WORK INSTRUCTIONS ▸ Below this line is the material. Write out only its lines from the one containing "Give me the" through the one containing "import * as", both kept, exactly.

┄┄┄┄┄┄

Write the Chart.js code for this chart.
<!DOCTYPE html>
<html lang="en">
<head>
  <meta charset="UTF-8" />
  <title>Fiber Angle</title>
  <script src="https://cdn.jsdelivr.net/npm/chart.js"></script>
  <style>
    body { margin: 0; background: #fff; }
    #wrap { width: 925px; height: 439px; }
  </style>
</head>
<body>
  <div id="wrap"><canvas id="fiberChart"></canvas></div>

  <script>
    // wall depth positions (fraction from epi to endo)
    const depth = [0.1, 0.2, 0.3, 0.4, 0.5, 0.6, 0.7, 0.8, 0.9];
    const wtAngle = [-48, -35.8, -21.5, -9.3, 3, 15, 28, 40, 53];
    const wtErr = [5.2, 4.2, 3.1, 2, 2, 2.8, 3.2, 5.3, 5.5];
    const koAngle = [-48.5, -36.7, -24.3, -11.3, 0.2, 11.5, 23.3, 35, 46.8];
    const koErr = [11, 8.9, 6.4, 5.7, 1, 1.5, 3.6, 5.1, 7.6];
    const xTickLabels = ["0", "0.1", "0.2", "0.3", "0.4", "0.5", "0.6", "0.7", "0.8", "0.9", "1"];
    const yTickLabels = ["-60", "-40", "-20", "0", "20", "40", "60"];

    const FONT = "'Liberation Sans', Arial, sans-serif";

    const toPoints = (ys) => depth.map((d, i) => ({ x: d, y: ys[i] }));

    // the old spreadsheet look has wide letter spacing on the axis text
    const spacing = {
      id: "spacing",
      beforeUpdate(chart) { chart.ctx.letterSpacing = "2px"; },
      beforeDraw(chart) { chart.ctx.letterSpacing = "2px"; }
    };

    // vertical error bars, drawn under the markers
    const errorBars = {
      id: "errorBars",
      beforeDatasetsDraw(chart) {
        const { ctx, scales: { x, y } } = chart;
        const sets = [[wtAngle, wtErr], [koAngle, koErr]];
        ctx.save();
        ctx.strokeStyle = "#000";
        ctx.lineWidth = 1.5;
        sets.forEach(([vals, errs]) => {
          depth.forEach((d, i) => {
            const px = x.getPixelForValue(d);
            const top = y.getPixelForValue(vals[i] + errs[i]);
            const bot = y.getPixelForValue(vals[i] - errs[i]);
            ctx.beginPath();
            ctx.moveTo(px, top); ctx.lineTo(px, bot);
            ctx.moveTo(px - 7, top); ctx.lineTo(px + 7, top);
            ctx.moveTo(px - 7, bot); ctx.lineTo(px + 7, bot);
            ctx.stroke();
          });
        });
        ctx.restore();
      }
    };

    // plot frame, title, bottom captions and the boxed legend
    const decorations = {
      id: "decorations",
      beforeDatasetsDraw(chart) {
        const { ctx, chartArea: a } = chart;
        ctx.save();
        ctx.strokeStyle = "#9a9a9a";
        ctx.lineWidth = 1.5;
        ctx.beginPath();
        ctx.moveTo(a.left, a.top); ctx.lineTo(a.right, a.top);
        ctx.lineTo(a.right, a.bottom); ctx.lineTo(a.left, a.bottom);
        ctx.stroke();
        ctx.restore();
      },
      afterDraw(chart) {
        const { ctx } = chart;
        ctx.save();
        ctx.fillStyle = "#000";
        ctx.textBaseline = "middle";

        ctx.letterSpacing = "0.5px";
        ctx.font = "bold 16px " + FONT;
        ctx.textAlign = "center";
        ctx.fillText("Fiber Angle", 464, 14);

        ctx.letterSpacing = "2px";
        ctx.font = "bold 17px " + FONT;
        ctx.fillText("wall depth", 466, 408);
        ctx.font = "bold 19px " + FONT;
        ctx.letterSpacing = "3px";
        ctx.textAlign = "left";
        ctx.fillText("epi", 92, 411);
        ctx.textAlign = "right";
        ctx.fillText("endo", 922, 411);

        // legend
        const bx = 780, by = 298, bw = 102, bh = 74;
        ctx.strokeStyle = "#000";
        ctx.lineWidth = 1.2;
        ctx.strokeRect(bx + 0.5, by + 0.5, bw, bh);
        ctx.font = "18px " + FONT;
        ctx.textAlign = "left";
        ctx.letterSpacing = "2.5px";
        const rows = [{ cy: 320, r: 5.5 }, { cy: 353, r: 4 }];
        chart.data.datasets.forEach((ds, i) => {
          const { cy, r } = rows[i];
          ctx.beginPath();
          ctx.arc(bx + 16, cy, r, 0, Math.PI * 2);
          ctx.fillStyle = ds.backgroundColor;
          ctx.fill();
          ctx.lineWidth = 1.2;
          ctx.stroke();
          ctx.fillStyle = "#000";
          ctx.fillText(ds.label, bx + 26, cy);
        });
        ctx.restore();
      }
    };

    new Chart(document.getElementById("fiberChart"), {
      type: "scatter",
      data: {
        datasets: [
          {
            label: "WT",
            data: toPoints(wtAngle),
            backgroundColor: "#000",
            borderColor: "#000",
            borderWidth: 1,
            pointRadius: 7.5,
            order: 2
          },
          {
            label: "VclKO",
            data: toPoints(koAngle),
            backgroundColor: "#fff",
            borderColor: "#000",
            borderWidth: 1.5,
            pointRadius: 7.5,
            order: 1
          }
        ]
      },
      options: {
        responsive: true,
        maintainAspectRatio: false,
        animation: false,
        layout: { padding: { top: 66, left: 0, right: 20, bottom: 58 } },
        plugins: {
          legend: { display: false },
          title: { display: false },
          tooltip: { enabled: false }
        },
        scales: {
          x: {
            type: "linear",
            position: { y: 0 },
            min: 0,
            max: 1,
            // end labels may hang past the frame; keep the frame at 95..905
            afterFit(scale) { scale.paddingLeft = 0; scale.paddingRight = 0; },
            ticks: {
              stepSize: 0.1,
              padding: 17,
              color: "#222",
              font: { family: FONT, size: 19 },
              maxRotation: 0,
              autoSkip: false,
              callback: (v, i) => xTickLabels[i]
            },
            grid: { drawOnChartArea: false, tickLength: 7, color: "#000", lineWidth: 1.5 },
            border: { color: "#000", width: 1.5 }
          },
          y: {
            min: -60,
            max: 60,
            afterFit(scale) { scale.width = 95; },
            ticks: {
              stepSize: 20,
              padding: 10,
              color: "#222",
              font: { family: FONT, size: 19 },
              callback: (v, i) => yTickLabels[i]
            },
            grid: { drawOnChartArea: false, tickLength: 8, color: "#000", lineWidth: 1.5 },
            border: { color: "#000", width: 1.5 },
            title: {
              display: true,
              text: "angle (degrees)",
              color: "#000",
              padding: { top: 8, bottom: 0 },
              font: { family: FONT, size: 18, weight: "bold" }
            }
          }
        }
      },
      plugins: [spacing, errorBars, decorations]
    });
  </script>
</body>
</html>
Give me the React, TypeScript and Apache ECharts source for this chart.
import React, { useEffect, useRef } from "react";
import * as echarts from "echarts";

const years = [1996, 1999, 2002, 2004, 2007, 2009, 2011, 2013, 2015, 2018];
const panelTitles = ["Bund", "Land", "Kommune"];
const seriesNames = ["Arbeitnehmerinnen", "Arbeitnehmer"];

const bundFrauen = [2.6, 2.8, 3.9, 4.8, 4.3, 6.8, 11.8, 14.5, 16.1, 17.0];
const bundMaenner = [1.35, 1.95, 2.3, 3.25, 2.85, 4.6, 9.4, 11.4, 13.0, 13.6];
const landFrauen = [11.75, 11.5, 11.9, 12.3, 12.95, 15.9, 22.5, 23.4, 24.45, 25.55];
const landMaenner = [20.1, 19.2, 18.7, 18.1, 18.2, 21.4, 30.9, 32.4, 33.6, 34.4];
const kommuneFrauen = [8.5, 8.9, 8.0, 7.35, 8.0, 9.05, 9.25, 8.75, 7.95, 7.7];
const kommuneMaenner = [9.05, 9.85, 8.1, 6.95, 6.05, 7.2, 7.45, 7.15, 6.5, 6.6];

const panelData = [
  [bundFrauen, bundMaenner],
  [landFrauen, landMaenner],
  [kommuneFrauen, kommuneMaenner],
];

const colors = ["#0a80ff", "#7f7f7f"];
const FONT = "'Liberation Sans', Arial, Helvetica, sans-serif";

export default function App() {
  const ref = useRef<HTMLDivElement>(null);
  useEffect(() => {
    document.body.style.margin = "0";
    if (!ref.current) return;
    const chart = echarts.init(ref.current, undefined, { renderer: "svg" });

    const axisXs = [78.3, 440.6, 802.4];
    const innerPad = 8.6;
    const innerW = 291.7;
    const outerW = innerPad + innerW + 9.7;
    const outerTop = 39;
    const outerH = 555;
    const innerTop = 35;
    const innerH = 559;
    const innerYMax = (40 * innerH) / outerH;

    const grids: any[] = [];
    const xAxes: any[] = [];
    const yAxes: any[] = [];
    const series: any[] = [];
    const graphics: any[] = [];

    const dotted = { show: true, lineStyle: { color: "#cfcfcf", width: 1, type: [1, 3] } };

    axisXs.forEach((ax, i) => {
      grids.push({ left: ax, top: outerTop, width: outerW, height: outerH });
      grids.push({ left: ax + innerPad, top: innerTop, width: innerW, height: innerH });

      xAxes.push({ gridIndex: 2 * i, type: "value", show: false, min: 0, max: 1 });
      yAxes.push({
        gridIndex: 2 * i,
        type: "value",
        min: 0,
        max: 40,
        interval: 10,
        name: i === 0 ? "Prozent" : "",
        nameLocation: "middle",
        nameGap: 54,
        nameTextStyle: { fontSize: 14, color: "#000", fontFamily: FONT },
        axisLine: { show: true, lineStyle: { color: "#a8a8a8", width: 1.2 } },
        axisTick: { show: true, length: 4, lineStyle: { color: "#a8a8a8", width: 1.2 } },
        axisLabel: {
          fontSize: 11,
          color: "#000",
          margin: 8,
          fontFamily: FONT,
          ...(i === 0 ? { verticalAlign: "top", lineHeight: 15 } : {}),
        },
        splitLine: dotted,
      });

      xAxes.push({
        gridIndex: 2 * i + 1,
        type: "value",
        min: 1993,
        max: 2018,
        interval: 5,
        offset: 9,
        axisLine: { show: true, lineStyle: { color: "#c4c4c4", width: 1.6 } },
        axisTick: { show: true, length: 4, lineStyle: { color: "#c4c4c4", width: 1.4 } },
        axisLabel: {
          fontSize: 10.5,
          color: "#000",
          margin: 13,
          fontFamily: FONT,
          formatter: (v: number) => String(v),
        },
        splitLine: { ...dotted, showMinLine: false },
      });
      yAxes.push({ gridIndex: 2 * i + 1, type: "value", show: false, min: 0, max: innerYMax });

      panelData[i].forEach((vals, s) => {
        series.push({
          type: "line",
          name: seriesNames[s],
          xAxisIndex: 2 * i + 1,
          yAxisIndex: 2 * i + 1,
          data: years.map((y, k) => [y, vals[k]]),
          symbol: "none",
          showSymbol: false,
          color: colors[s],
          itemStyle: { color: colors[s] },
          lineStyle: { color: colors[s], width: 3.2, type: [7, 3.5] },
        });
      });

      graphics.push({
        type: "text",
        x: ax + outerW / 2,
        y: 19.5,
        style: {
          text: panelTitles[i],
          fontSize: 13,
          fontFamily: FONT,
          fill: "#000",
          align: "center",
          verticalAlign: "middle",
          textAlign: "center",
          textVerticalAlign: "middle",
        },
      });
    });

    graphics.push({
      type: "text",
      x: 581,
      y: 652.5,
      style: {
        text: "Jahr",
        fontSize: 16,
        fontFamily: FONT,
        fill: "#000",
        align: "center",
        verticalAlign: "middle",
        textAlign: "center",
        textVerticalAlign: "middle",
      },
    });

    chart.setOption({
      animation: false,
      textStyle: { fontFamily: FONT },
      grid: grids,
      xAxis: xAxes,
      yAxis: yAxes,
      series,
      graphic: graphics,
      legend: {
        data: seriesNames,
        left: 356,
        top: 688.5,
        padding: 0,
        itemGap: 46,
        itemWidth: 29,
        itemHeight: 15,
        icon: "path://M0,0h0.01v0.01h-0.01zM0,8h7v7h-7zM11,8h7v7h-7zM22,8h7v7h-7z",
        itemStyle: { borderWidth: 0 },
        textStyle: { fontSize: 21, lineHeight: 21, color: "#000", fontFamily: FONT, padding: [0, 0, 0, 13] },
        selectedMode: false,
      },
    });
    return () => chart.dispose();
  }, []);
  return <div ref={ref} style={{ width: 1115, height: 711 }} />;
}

┄┄┄┄┄┄

THE REPLY ▸
Give me the React, TypeScript and Apache ECharts source for this chart.
import React, { useEffect, useRef } from "react";
import * as echarts from "echarts";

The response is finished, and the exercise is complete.